======== Available data ========

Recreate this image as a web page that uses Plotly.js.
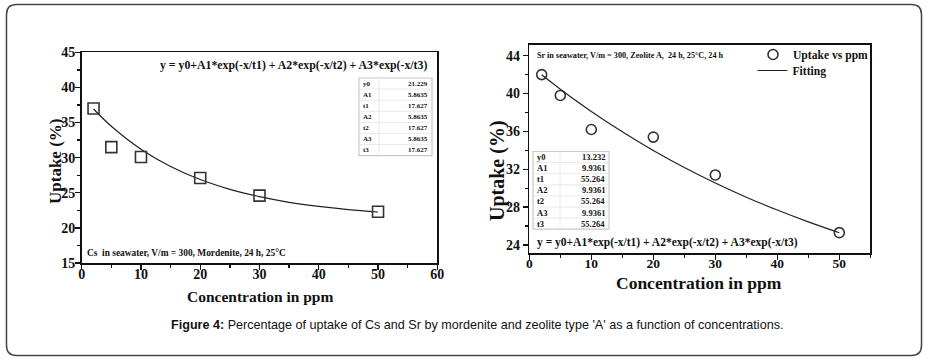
<!DOCTYPE html>
<html>
<head>
<meta charset="utf-8">
<script src="https://cdn.plot.ly/plotly-3.0.1.min.js"></script>
<style>html,body{margin:0;padding:0;background:#fff;}#chart{width:927px;height:359px;}</style>
</head>
<body>
<div id="chart"></div>
<script>
// ---- Data ----
const csConc = [2, 5, 10, 20, 30, 50];
const csUptake = [37.0, 31.5, 30.1, 27.1, 24.6, 22.3];
const csFitConc = [2, 5, 10, 15, 20, 25, 30, 35, 40, 45, 50];
const csFitUptake = [36.93, 34.47, 31.20, 28.74, 26.88, 25.49, 24.44, 23.64, 23.05, 22.60, 22.26];

const srConc = [2, 5, 10, 20, 30, 50];
const srUptake = [42.0, 39.8, 36.2, 35.4, 31.4, 25.3];
const srFitConc = [2, 5, 10, 15, 20, 25, 30, 35, 40, 45, 50];
const srFitUptake = [41.98, 40.46, 38.11, 35.96, 33.99, 32.19, 30.55, 29.05, 27.69, 26.44, 25.29];

// tick labels
const csXTicks = [0, 10, 20, 30, 40, 50, 60];
const csYTicks = [15, 20, 25, 30, 35, 40, 45];
const srXTicks = [0, 10, 20, 30, 40, 50];
const srYTicks = [24, 28, 32, 36, 40, 44];

const paramNames = ["y0", "A1", "t1", "A2", "t2", "A3", "t3"];
const csParams = ["21.229", "5.8635", "17.627", "5.8635", "17.627", "5.8635", "17.627"];
const srParams = ["13.232", "9.9361", "55.264", "9.9361", "55.264", "9.9361", "55.264"];

const equation = "y = y0+A1*exp(-x/t1) + A2*exp(-x/t2) + A3*exp(-x/t3)";
const csNote = "Cs  in seawater, V/m = 300, Mordenite, 24 h, 25°C";
const srNote = "Sr in seawater, V/m = 300, Zeolite A,  24 h, 25°C, 24 h";
const xTitle = "Concentration in ppm";
const yTitle = "Uptake (%)";
const captionBold = "Figure 4:";
const captionText = " Percentage of uptake of Cs and Sr by mordenite and zeolite type 'A' as a function of concentrations.";

// ---- Layout helpers ----
const W = 927, H = 359;
const px = x => x / W;
const py = y => 1 - y / H;
const SERIF = "Liberation Serif, Times New Roman, serif";
const SANS = "Liberation Sans, Arial, sans-serif";
const bold = (size, color) => ({family: SERIF, size: size, color: color || "#111", weight: "bold"});
const boldTicks = vals => vals.map(v => "<b>" + v + "</b>");

const traces = [
  {x: csFitConc, y: csFitUptake, xaxis: "x", yaxis: "y", mode: "lines", line: {color: "#222", width: 1.2, shape: "spline"}, showlegend: false, hoverinfo: "skip"},
  {x: csConc, y: csUptake, xaxis: "x", yaxis: "y", mode: "markers", marker: {symbol: "square-open", size: 11, color: "#333", line: {width: 1.6}}, showlegend: false},
  {x: srConc, y: srUptake, xaxis: "x2", yaxis: "y2", mode: "markers", name: "Uptake vs ppm", legend: "legend", marker: {symbol: "circle-open", size: 10, color: "#333", line: {width: 1.6}}},
  {x: srFitConc, y: srFitUptake, xaxis: "x2", yaxis: "y2", mode: "lines", name: "Fitting", legend: "legend2", line: {color: "#222", width: 1.2, shape: "spline"}}
];

const axisCommon = {
  showgrid: false, zeroline: false, showline: true, linecolor: "#111", linewidth: 1.6, mirror: true,
  ticks: "outside", ticklen: 5, tickwidth: 1.3, tickcolor: "#111",
  tickfont: {family: SERIF, size: 14, color: "#111"}, fixedrange: true, tickmode: "array"
};

const annotations = [];
const shapes = [];
function note(text, x, y, size, anchor, extra) {
  annotations.push(Object.assign({text: text, xref: "paper", yref: "paper", x: px(x), y: py(y), xanchor: anchor || "left", yanchor: "middle", showarrow: false, font: bold(size)}, extra || {}));
}

// axis titles
note(xTitle, 259.5, 296, 15.5, "center");
note(yTitle, 55, 162, 17, "center", {textangle: -90});
note(xTitle, 699, 283, 17.5, "center");
note(yTitle, 497, 171, 20, "center", {textangle: -90});

// equations and notes
note(equation, 158, 65, 11.8, "left");
note(equation, 535, 242, 11.5, "left");
note(csNote, 85, 253, 9.4, "left");
note(srNote, 535, 56, 8.2, "left");

// parameter tables
function table(x0, x1, xdiv, y0, rowH, vals, fsize) {
  const n = paramNames.length;
  shapes.push({type: "rect", xref: "paper", yref: "paper", x0: px(x0), x1: px(x1), y0: py(y0), y1: py(y0 + n * rowH), line: {color: "#c8c8c8", width: 1.2}, fillcolor: "rgba(255,255,255,0)"});
  shapes.push({type: "line", xref: "paper", yref: "paper", x0: px(xdiv), x1: px(xdiv), y0: py(y0), y1: py(y0 + n * rowH), line: {color: "#e4e4e4", width: 0.8}});
  for (let i = 0; i < n; i++) {
    const yc = y0 + (i + 0.5) * rowH;
    if (i > 0) shapes.push({type: "line", xref: "paper", yref: "paper", x0: px(x0), x1: px(x1), y0: py(y0 + i * rowH), y1: py(y0 + i * rowH), line: {color: "#e4e4e4", width: 0.8}});
    note(paramNames[i], x0 + 2, yc, fsize, "left");
    note(vals[i], x1 - 2, yc, fsize, "right");
  }
}
table(359, 432, 379, 78, 11.1, csParams, 7);
table(533, 609, 560, 151.5, 11.1, srParams, 8.5);

// caption
annotations.push({text: "<b>" + captionBold + "</b>" + captionText, xref: "paper", yref: "paper", x: px(477), y: py(325), xanchor: "center", yanchor: "middle", showarrow: false, font: {family: SANS, size: 12.6, color: "#111"}});

// outer rounded frame
(function () {
  const x1 = 6.5, x2 = 921.5, y1 = 4.5, y2 = 355.5, r = 10;
  const P = (x, y) => px(x) + "," + py(y);
  const path = "M" + P(x1 + r, y1) + " L" + P(x2 - r, y1) + " Q" + P(x2, y1) + " " + P(x2, y1 + r) +
    " L" + P(x2, y2 - r) + " Q" + P(x2, y2) + " " + P(x2 - r, y2) +
    " L" + P(x1 + r, y2) + " Q" + P(x1, y2) + " " + P(x1, y2 - r) +
    " L" + P(x1, y1 + r) + " Q" + P(x1, y1) + " " + P(x1 + r, y1) + " Z";
  shapes.push({type: "path", xref: "paper", yref: "paper", path: path, line: {color: "#444", width: 1.5}});
})();

const minorOut = d => ({dtick: d, ticklen: 3, tickcolor: "#111", ticks: "outside"});
const legendBase = {xanchor: "left", yanchor: "top", bgcolor: "rgba(0,0,0,0)", font: bold(11.6), itemwidth: 30};

const layout = {
  width: W, height: H,
  margin: {l: 0, r: 0, t: 0, b: 0},
  paper_bgcolor: "#fff", plot_bgcolor: "#fff",
  font: {family: SERIF, color: "#111"},
  xaxis: Object.assign({}, axisCommon, {domain: [px(81.7), px(437.3)], range: [0, 60], tickvals: csXTicks, ticktext: boldTicks(csXTicks), minor: minorOut(5), anchor: "y", ticklabelstandoff: -7}),
  yaxis: Object.assign({}, axisCommon, {domain: [py(263), py(52.3)], range: [15, 45], tickvals: csYTicks, ticktext: boldTicks(csYTicks), minor: minorOut(2.5), anchor: "x", ticklabelstandoff: -3}),
  xaxis2: Object.assign({}, axisCommon, {domain: [px(529.3), px(870.3)], range: [0, 55], tickvals: srXTicks, ticktext: boldTicks(srXTicks), tickfont: {family: SERIF, size: 13.5, color: "#111"}, minor: minorOut(5), anchor: "y2", ticklabelstandoff: -8}),
  yaxis2: Object.assign({}, axisCommon, {domain: [py(253.3), py(45)], range: [23.12, 45.13], tickvals: srYTicks, ticktext: boldTicks(srYTicks), minor: Object.assign(minorOut(2), {tick0: 24}), anchor: "x2"}),
  showlegend: true,
  legend: Object.assign({}, legendBase, {x: px(753), y: py(40)}),
  legend2: Object.assign({}, legendBase, {x: px(752.5), y: py(56)}),
  annotations: annotations,
  shapes: shapes
};

Plotly.newPlot("chart", traces, layout, {staticPlot: true, displayModeBar: false});
</script>
</body>
</html>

========

* **Goal**: Every line from the top of the material above through the line with "const boldTicks = vals" should be duplicated exactly, please; leave out the pictures.

* **Result of the task**:
Recreate this image as a web page that uses Plotly.js.
<!DOCTYPE html>
<html>
<head>
<meta charset="utf-8">
<script src="https://cdn.plot.ly/plotly-3.0.1.min.js"></script>
<style>html,body{margin:0;padding:0;background:#fff;}#chart{width:927px;height:359px;}</style>
</head>
<body>
<div id="chart"></div>
<script>
// ---- Data ----
const csConc = [2, 5, 10, 20, 30, 50];
const csUptake = [37.0, 31.5, 30.1, 27.1, 24.6, 22.3];
const csFitConc = [2, 5, 10, 15, 20, 25, 30, 35, 40, 45, 50];
const csFitUptake = [36.93, 34.47, 31.20, 28.74, 26.88, 25.49, 24.44, 23.64, 23.05, 22.60, 22.26];

const srConc = [2, 5, 10, 20, 30, 50];
const srUptake = [42.0, 39.8, 36.2, 35.4, 31.4, 25.3];
const srFitConc = [2, 5, 10, 15, 20, 25, 30, 35, 40, 45, 50];
const srFitUptake = [41.98, 40.46, 38.11, 35.96, 33.99, 32.19, 30.55, 29.05, 27.69, 26.44, 25.29];

// tick labels
const csXTicks = [0, 10, 20, 30, 40, 50, 60];
const csYTicks = [15, 20, 25, 30, 35, 40, 45];
const srXTicks = [0, 10, 20, 30, 40, 50];
const srYTicks = [24, 28, 32, 36, 40, 44];

const paramNames = ["y0", "A1", "t1", "A2", "t2", "A3", "t3"];
const csParams = ["21.229", "5.8635", "17.627", "5.8635", "17.627", "5.8635", "17.627"];
const srParams = ["13.232", "9.9361", "55.264", "9.9361", "55.264", "9.9361", "55.264"];

const equation = "y = y0+A1*exp(-x/t1) + A2*exp(-x/t2) + A3*exp(-x/t3)";
const csNote = "Cs  in seawater, V/m = 300, Mordenite, 24 h, 25°C";
const srNote = "Sr in seawater, V/m = 300, Zeolite A,  24 h, 25°C, 24 h";
const xTitle = "Concentration in ppm";
const yTitle = "Uptake (%)";
const captionBold = "Figure 4:";
const captionText = " Percentage of uptake of Cs and Sr by mordenite and zeolite type 'A' as a function of concentrations.";

// ---- Layout helpers ----
const W = 927, H = 359;
const px = x => x / W;
const py = y => 1 - y / H;
const SERIF = "Liberation Serif, Times New Roman, serif";
const SANS = "Liberation Sans, Arial, sans-serif";
const bold = (size, color) => ({family: SERIF, size: size, color: color || "#111", weight: "bold"});
const boldTicks = vals => vals.map(v => "<b>" + v + "</b>");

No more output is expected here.